Akademik Veri Yönetim Sistemi
15th International Conference on Computational Heat and Mass Transfer, ICCHMT 2025, Antalya, Türkiye, 19 - 22 Mayıs 2025, ss.243-253, (Tam Metin Bildiri)
Directly irradiated spouted and fluidized particle receivers can potentially store thermal energy at higher temperatures than conventional molten salt receivers in concentrated solar power (CSP) applications. The design of prototype spouted and fluidized thermal receivers requires the development of gas-solid multiphase flow models validated by experimental data. In this study, a gas-solid flow model was developed to investigate the thermal discharge behavior under convective cooling, excluding radiative heating, for spouted and fluidized bed thermal receivers using Eulerian-Eulerian (two-fluid) approach. The predictive capability of this model was assessed using data sets from the literature, as well as the results of in-house experiments.
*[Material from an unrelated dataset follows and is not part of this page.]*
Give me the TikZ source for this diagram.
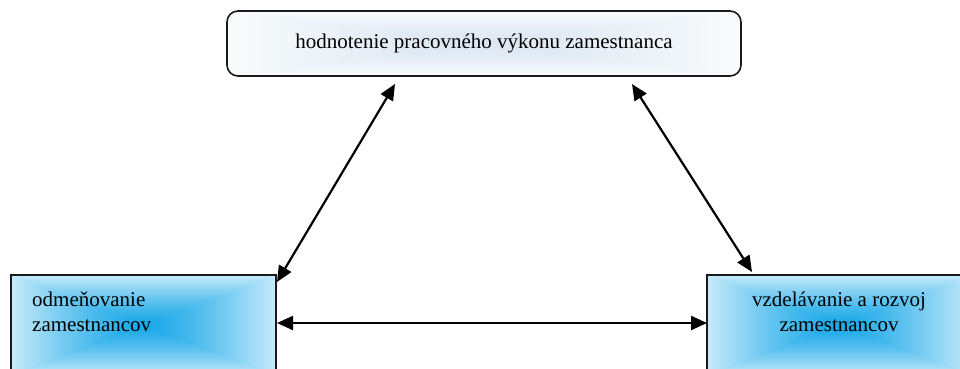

The Zehner-Schlunder model for solid-phase effective thermal conductivity performed better than the kinetic theory approach based on the benchmark experimental data sets. The validated model was then applied to simulate the thermal discharge behavior (after charged with a metal halide lamp) of a conical spouted bed receiver under convective cooling with CarboHSP particles. The cooling results show good agreement within 7–8 °C of experimental data and provide additional insights into the system’s cooling dynamics.